Zhoukoudian, a mountainous area 50 kilometers southwest of
Beijing, gained international fame after a human skull was
discovered on December 2, 1929. Chinese anthropologists called it
the Peking Man skull.
Peking Men, who lived 500,000 years ago, are believed to be one
of the earliest primitive human beings to use fire. Proof lies in
the ashes and burnt animal bones found in the caves in which they
lived. The discovery was regarded as a milestone in the history of
the study of paleoanthropology, as it provided materials for the
study of the early biological evolution of human beings.
During the War of
Resistance Against Japanese Aggression (1937-45), the skulls,
together with other Peking Men fossils, mysteriously disappeared.
Their whereabouts remain unknown to this day.
New clues gained from a fresh round of searches might shed some
light on the whereabouts of the "lost civilization," according to a
Beijing committee in charge of the search.
A working committee tasked with searching for missing fossils
including Peking Man skulls, the first government-led search group
of its kind, was officially set up yesterday in Beijing.
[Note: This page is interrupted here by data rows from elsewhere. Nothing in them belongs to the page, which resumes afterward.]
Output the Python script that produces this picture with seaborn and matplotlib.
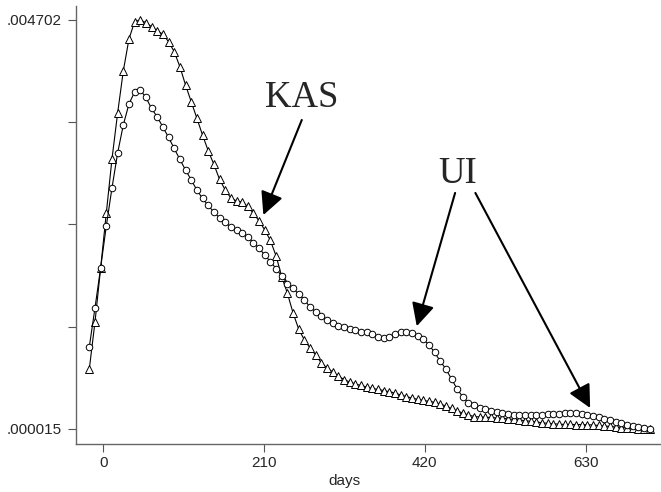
import numpy as np
import pandas as pd
import matplotlib
matplotlib.use("Agg")
import matplotlib.pyplot as plt
import seaborn as sns

# kernel density of spell length, evaluated on 100 grid points (days)
days = [-18.3, -10.9, -3.5, 3.9, 11.3, 18.7, 26.1, 33.5, 40.9, 48.2,
        55.6, 63.0, 70.4, 77.8, 85.2, 92.6, 100.0, 107.4, 114.8, 122.2,
        129.6, 137.0, 144.4, 151.8, 159.2, 166.6, 174.0, 181.3, 188.7, 196.1,
        203.5, 210.9, 218.3, 225.7, 233.1, 240.5, 247.9, 255.3, 262.7, 270.1,
        277.5, 284.9, 292.3, 299.7, 307.0, 314.4, 321.8, 329.2, 336.6, 344.0,
        351.4, 358.8, 366.2, 373.6, 381.0, 388.4, 395.8, 403.2, 410.6, 418.0,
        425.3, 432.7, 440.1, 447.5, 454.9, 462.3, 469.7, 477.1, 484.5, 491.9,
        499.3, 506.7, 514.1, 521.5, 528.9, 536.3, 543.7, 551.0, 558.4, 565.8,
        573.2, 580.6, 588.0, 595.4, 602.8, 610.2, 617.6, 625.0, 632.4, 639.8,
        647.2, 654.6, 662.0, 669.4, 676.8, 684.1, 691.5, 698.9, 706.3, 713.7]

# densities in units of 1e-3
kas_e3 = [0.703, 1.241, 1.860, 2.490, 3.109, 3.636, 4.118, 4.484, 4.683, 4.702,
          4.671, 4.625, 4.580, 4.538, 4.453, 4.339, 4.167, 3.957, 3.766, 3.576,
          3.384, 3.204, 3.048, 2.877, 2.754, 2.662, 2.628, 2.616, 2.565, 2.485,
          2.399, 2.296, 2.175, 1.998, 1.760, 1.570, 1.344, 1.158, 1.035, 0.943,
          0.863, 0.771, 0.714, 0.668, 0.622, 0.582, 0.554, 0.531, 0.514, 0.496,
          0.481, 0.468, 0.456, 0.442, 0.428, 0.405, 0.387, 0.370, 0.355, 0.342,
          0.332, 0.321, 0.301, 0.279, 0.250, 0.221, 0.198, 0.175, 0.158, 0.153,
          0.149, 0.147, 0.141, 0.138, 0.130, 0.124, 0.118, 0.110, 0.103, 0.095,
          0.087, 0.080, 0.075, 0.070, 0.067, 0.067, 0.066, 0.066, 0.064, 0.061,
          0.055, 0.049, 0.044, 0.038, 0.032, 0.026, 0.023, 0.020, 0.017, 0.015]

ui_e3 = [0.958, 1.402, 1.864, 2.341, 2.777, 3.178, 3.499, 3.740, 3.877, 3.900,
         3.814, 3.688, 3.591, 3.476, 3.356, 3.230, 3.104, 2.983, 2.869, 2.754,
         2.657, 2.576, 2.502, 2.433, 2.382, 2.330, 2.296, 2.258, 2.212, 2.150,
         2.086, 2.009, 1.932, 1.854, 1.763, 1.682, 1.625, 1.562, 1.493, 1.413,
         1.356, 1.310, 1.264, 1.226, 1.195, 1.180, 1.161, 1.144, 1.132, 1.121,
         1.098, 1.069, 1.054, 1.069, 1.104, 1.127, 1.130, 1.112, 1.081, 1.041,
         0.983, 0.892, 0.794, 0.703, 0.588, 0.473, 0.382, 0.313, 0.287, 0.261,
         0.241, 0.221, 0.206, 0.195, 0.183, 0.175, 0.172, 0.172, 0.175, 0.175,
         0.179, 0.187, 0.187, 0.190, 0.195, 0.195, 0.195, 0.190, 0.181, 0.167,
         0.153, 0.133, 0.115, 0.095, 0.080, 0.064, 0.049, 0.034, 0.021, 0.018]

x_ticks = [0, 210, 420, 630]
y_min, y_max = 0.000015, 0.004702

df = pd.DataFrame({"days": days,
                   "KAS": np.array(kas_e3) / 1000,
                   "UI": np.array(ui_e3) / 1000})

sns.set_style("ticks")
plt.rcParams["font.family"] = ["Liberation Sans", "DejaVu Sans"]

fig = plt.figure(figsize=(6.61, 4.92), dpi=100)
ax = fig.add_axes([76 / 661, 48 / 492, 584 / 661, 438 / 492])

sns.lineplot(data=df, x="days", y="KAS", ax=ax, sort=False, estimator=None,
             color="black", lw=0.8, marker="^", markersize=5.8,
             markerfacecolor="white", markeredgecolor="black", markeredgewidth=0.7)
sns.lineplot(data=df, x="days", y="UI", ax=ax, sort=False, estimator=None,
             color="black", lw=0.8, marker="o", markersize=4.7,
             markerfacecolor="white", markeredgecolor="black", markeredgewidth=0.7)

ax.set_xlim(-35.7, 727.3)
ax.set_ylim(-0.000157, 0.004862)

ax.set_xticks(x_ticks)
ax.set_xticklabels([str(t) for t in x_ticks])
yt = np.linspace(y_min, y_max, 5)
ax.set_yticks(yt)
ax.set_yticklabels([".000015", "", "", "", ".004702"])

ax.tick_params(axis="both", labelsize=11, length=6, width=0.8, color="#555555",
               direction="out")
ax.tick_params(axis="y", pad=4)
ax.tick_params(axis="x", pad=2.5)

sns.despine(ax=ax)
for s in ["left", "bottom"]:
    ax.spines[s].set_color("#666666")
    ax.spines[s].set_linewidth(1.0)

ax.set_ylabel("")
ax.set_xlabel("days", fontsize=11)
ax.xaxis.set_label_coords(0.459, -0.068)

# annotations
serif = ["Liberation Serif", "DejaVu Serif"]
ax.text(259.7, 0.003705, "KAS", family=serif, fontsize=26.5, ha="center", va="baseline")
ax.text(462.9, 0.002834, "UI", family=serif, fontsize=26.5, ha="center", va="baseline")

arrow = dict(arrowstyle="-|>,head_length=1.0,head_width=0.5", color="black",
             lw=1.5, shrinkA=0, shrinkB=0, mutation_scale=14)
ax.annotate("", xy=(209.1, 0.002467), xytext=(259.3, 0.003556), arrowprops=arrow)
ax.annotate("", xy=(409.5, 0.001193), xytext=(459.6, 0.002720), arrowprops=arrow)
ax.annotate("", xy=(636.0, 0.000256), xytext=(486.1, 0.002720), arrowprops=arrow)

fig.savefig("out.png", dpi=100)
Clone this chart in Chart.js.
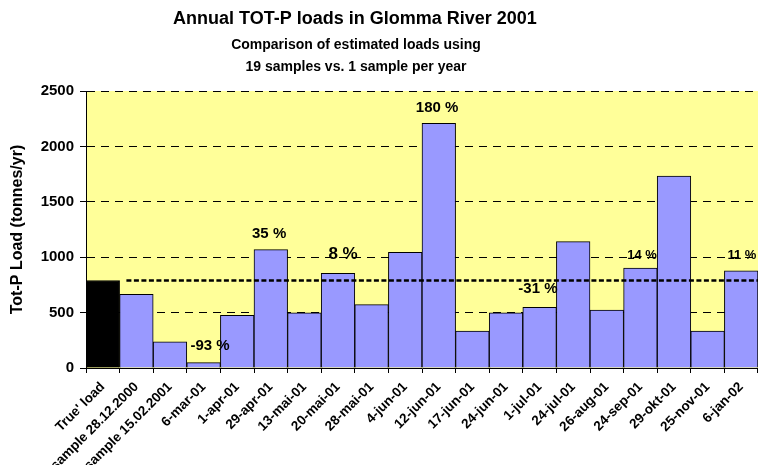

It released a long list of missing fossils it has been tasked to
recover.
The list, by far the most complete ever compiled, includes the
famous Peking Man skulls, and hundreds of teeth and bone fossils of
Peking Men and 18,000-year-old Upper Cave Men, also unearthed in
Zhoukoudian.
Liu Yajun, deputy head of the committee and head of the Cultural
Committee of Fangshan District, where Zhoukoudian is located, said
that since July they had received 63 tips and clues about the
whereabouts of the missing fossils.
These clues are from all over the country, Liu said. "Some of
the clues sound interesting."
Yang Haifeng, head of the search committee, said his team
members would carefully examine the tips and clues.
He said experts from China, the US and Japan searched in vain
for the precious fossils after the war.
"However, as long as there is still a glimmer of hope, we will
never give up our search," said Yang, who is also the curator of
the Zhoukoudian Peking Men Site Museum.
During World War II, Chinese scientists planned to send the
fossils to the US to prevent them from being looted by Japanese
invaders. However, at some point in the process of the transfer,
the fossils went missing, said Gao Xing, deputy head of the
Institute of Vertebrate Paleontology and Paleoanthropology under
the Chinese Academy of Sciences (CAS).